# Need help selling boston terrier pup and adults



## bostonterrier (Sep 5, 2006)

I have six pups and some adults for sale. Need help on selling ideas.


----------



## Cheetah (May 25, 2006)

Sure. Don't try it here lol.

Are the parents champions? Are they health tested? People are more apt to buy if the pups are directly descended from good, healthy dogs.

Unfortunately, the internet is a BAD place to sell dogs... you could be selling them as bait for all you know. Same with the paper.

Eh, I'm not much help I suppose, because I am against the breeding of dogs just for the heck of it and without the owner planning ahead, doing health tests, finishing the parents, writing up puppy contracts, and lining up homes right away. >X.x;<


----------



## BluegrassPickin (Aug 30, 2006)

go to puppyfind.com and sell them there lol


----------



## Cheetah (May 25, 2006)

Sure, if you don't care where they're being sold to. I strongly dislike that site. It's full of BYBs, and people on the other side waiting to scam people out of dogs for lab animals and bait.


----------



## TinyStar (Aug 29, 2006)

Have you tried the classifieds? It would give you the ability to look over the people who wanted to buy your puppies, afterall.


----------



## imjennwhoareyou (Sep 10, 2006)

Classifieds wouldnt be good. Then you can meet your potential buyers and ask them all the right questions. I know rescue orgs do home checks. Maybe you can do something of that sort.


----------



## 3 Dogs mom (Jan 19, 2007)

*internet selling, OK idea*

I think selling on the internet is an ok idea. Just don't offer shipping, than you will be able to at least meet the potential buyers face to face. Sometimes when you live in a small town you can't always find the breed your looking for in the local papers. You just need to do your research, as with any major purchase!


----------



## Wimble Woof (Jan 16, 2007)

bostonterrier said:


> I have six pups and some adults for sale. Need help on selling ideas.

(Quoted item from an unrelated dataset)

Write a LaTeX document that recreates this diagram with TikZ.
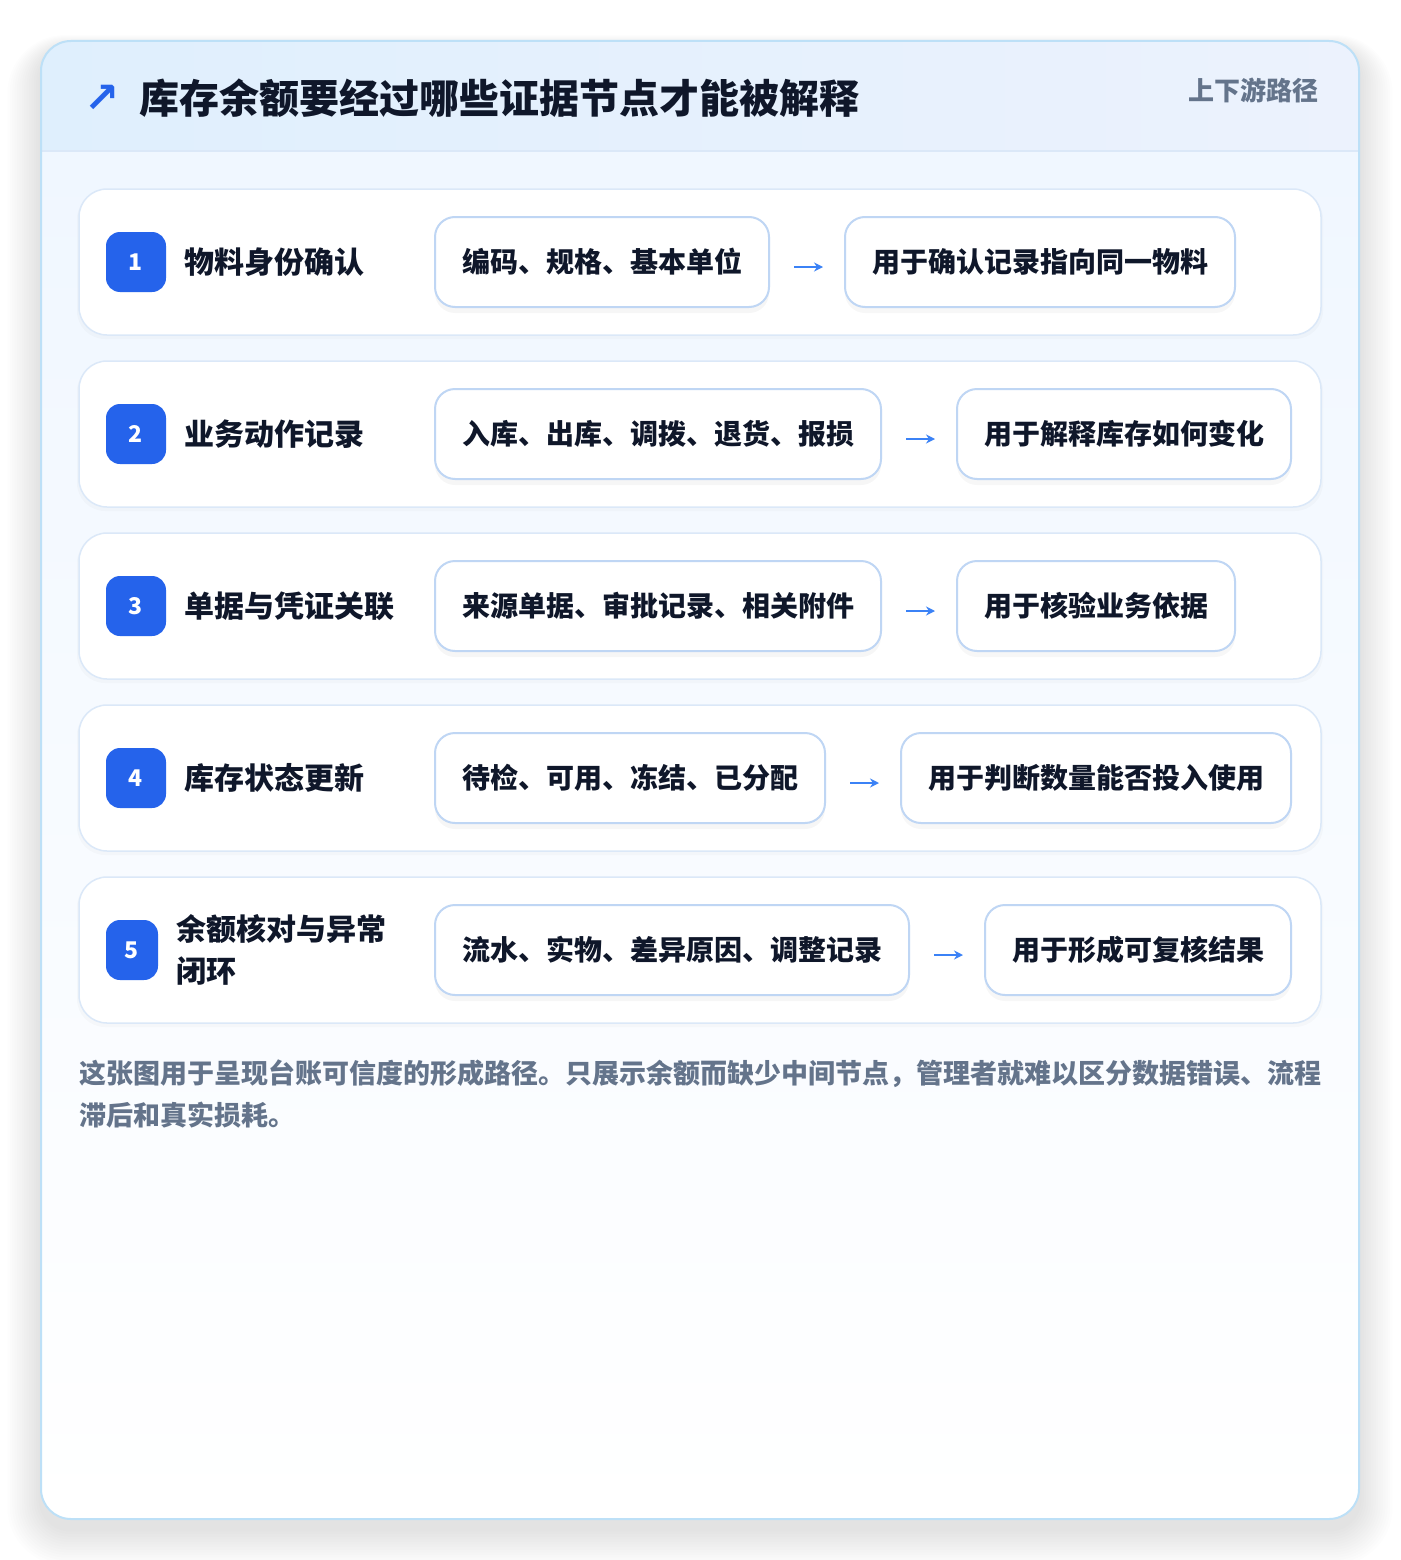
\documentclass[tikz,border=0pt]{standalone}
\usepackage{fontspec}
\setmainfont{Noto Sans CJK SC}
\newfontfamily\symfont{DejaVu Sans}
\usetikzlibrary{arrows.meta,calc}
\definecolor{ink}{HTML}{0F172A}
\definecolor{muted}{HTML}{64748B}
\definecolor{badgeblue}{HTML}{2563EB}
\definecolor{arrowblue}{HTML}{3B82F6}
\definecolor{cardline}{HTML}{BDE0F7}
\definecolor{rowline}{HTML}{DBE8F8}
\definecolor{boxline}{HTML}{BFD6F4}
\definecolor{headL}{HTML}{DFEFFD}
\definecolor{headR}{HTML}{ECF2FD}
\definecolor{bodyTop}{HTML}{F0F7FF}
\tikzset{
  rowcard/.style={fill=white, draw=rowline, line width=1.5pt, rounded corners=28pt},
  badge/.style={fill=badgeblue, rounded corners=14pt, text=white, font=\fontsize{23}{24}\selectfont\bfseries, inner sep=0pt},
  rowlabel/.style={anchor=west, text=ink, font=\fontsize{30}{42}\selectfont\bfseries, inner sep=0pt, align=left},
  pill/.style={fill=white, draw=boxline, line width=2pt, rounded corners=20pt, minimum height=90pt, text=ink, font=\fontsize{28}{30}\selectfont\bfseries, inner sep=0pt},
  flowarrow/.style={draw=arrowblue, line width=2.2pt, -{Stealth[length=9pt,width=9pt]}},
}
% #1 index, #2 row top y, #3 label, #4 box1 text, #5 box1 right, #6 box2 left, #7 box2 right, #8 box2 text, #9 badge width
\newcommand\rowitem[9]{%
  \pgfmathsetmacro\yc{#2+73}%
  \fill[black,opacity=0.02,rounded corners=28pt] (77,#2+2) rectangle (1323,#2+150);
  \draw[rowcard] (79,#2) rectangle (1321,#2+146);
  \node[badge, minimum width=#9pt, minimum height=60pt] (b#1) at ({106+#9/2},\yc) {#1};
  \node[rowlabel] (l#1) at ({106+#9+18},\yc) {#3};
  \fill[black,opacity=0.035,rounded corners=20pt] (435,\yc-42) rectangle (#5,\yc+51);
  \fill[black,opacity=0.03,rounded corners=20pt] (#6,\yc-42) rectangle (#7,\yc+51);
  \node[pill, minimum width={#5-435}] (p#1) at ({(435+#5)/2},\yc) {#4};
  \node[pill, minimum width={#7-#6}] (q#1) at ({(#6+#7)/2},\yc) {#8};
  \draw[flowarrow] ([xshift=24pt,yshift=-5pt]p#1.east) -- ([xshift=-21pt,yshift=-5pt]q#1.west);
}
\begin{document}
\begin{tikzpicture}[x=1pt,y=-1pt]
\useasboundingbox (0,0) rectangle (1400,1560);
\fill[white] (0,0) rectangle (1400,1560);
% card shadow
\foreach \i in {1,...,14}{
  \fill[black,opacity=0.006,rounded corners={30pt+\i*2pt}] ({41-\i*2.4},{41-\i*1.0+8}) rectangle ({1359+\i*2.4},{1519+\i*2.6+10});
}
% card
\begin{scope}
  \clip[rounded corners=30pt] (41,41) rectangle (1359,1519);
  \shade[left color=headL, right color=headR] (41,41) rectangle (1359,151);
  \shade[top color=bodyTop, bottom color=white] (41,151) rectangle (1359,1519);
  \draw[draw=rowline, line width=1.5pt] (41,151) -- (1359,151);
\end{scope}
\draw[draw=cardline, line width=2pt, rounded corners=30pt] (41,41) rectangle (1359,1519);
% header
\node[text=badgeblue, font=\symfont\bfseries\fontsize{42}{44}\selectfont, inner sep=0pt] (icon) at (102,99) {↗};
\node[anchor=west, text=ink, font=\fontsize{40}{44}\selectfont\bfseries, inner sep=0pt] (title) at (139,98) {库存余额要经过哪些证据节点才能被解释};
\node[anchor=east, text=muted, font=\fontsize{26}{28}\selectfont\bfseries, inner sep=0pt] (tag) at (1319,90) {上下游路径};
% rows
\rowitem{1}{189}{物料身份确认}{编码、规格、基本单位}{769}{845}{1235}{用于确认记录指向同一物料}{60}
\rowitem{2}{361}{业务动作记录}{入库、出库、调拨、退货、报损}{881}{957}{1291}{用于解释库存如何变化}{60}
\rowitem{3}{533}{单据与凭证关联}{来源单据、审批记录、相关附件}{881}{957}{1235}{用于核验业务依据}{60}
\rowitem{4}{705}{库存状态更新}{待检、可用、冻结、已分配}{825}{901}{1291}{用于判断数量能否投入使用}{60}
\rowitem{5}{877}{余额核对与异常\\闭环}{流水、实物、差异原因、调整记录}{909}{985}{1291}{用于形成可复核结果}{52}
% footer
\node[anchor=north west, text=muted, font=\fontsize{27}{42}\selectfont\bfseries, inner sep=0pt, align=left] (note) at (79,1060) {这张图用于呈现台账可信度的形成路径。只展示余额而缺少中间节点，管理者就难以区分数据错误、流程\\滞后和真实损耗。};
\end{tikzpicture}
\end{document}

Another reason why people shouldnt be breeding. Ethical breeders would never dream of putting their pups and adults for sale on the internet in such a manner. 

May I ask why you have these pups and adults for sale??? 

Unfortunately I can feel these poor dogs ending up in shelters, hopefully non kill, but , not all are that lucky



Cheetah said:


> Eh, I'm not much help I suppose, because I am against the breeding of dogs just for the heck of it and without the owner planning ahead, doing health tests, finishing the parents, writing up puppy contracts, and lining up homes right away. >X.x;<


Lining up homes BEFORE breeding litters


----------



## MagicToller (Jan 4, 2007)

Hey, maybe making a list of potential responsible buyers would have been a good idea.. but that's just me rambling about _responsible breeding._


----------



## sobreeze (Oct 31, 2006)

*just seen this*

you make me very mad i have boston terriers you never post a add like this to sell bt pups or any pups for that matter dont you care who gets them must not you should if you realy care turn them over to a boston rescue where they would place with people that want and know this breed you are no better than a byb or puppymiller i dont know you in person but why just want to know


----------



## lovemygreys (Jan 20, 2007)

Dear Lord...where does one even start with a thread like this.....

*sigh*


----------



## Lorina (Jul 1, 2006)

The very best thing you could do for the dogs & pups is to contact a Boston Terrier rescue and get their help placing them in good homes..


----------



## Leila12345666 (Jan 6, 2007)

Oh god no comment here


----------



## nicole84 (Nov 28, 2006)

I wouldn't know where to begain. all i can say is i feel so sorry for the puppies and adults that this irresponsiable owner has created and just hope and pray that they all get loving homes and don't end up in a kill shelter and more importantly that this person never owns and breeds a dog again.


----------



## Cassie Nova (Dec 24, 2006)

Just turn them into a rescue. They'll find them a nice home. Don't sell them! You'll just get someone who ties it outside and throws food at it once a week, maybe some water or a chew toy if the dog's lucky.


----------



## Violetdogs (Jan 15, 2007)

Maybe ask your vet if they can help. They may have other clients who are looking for this breed, and your vet could give a good recommendation for them. The vet will know how well they take care of their other pet's health, etc.


----------



## FranMan (Jan 1, 2007)

LOL.bashing people doesn't help anything.....

Their only post.
09-05-2006, 08:10 PM

last signed in.
09-06-2006 06:42 PM


----------



## Lorina (Jul 1, 2006)

Yeah, I just noticed that. I wish it was still September. It wouldn't be 12 degrees.


----------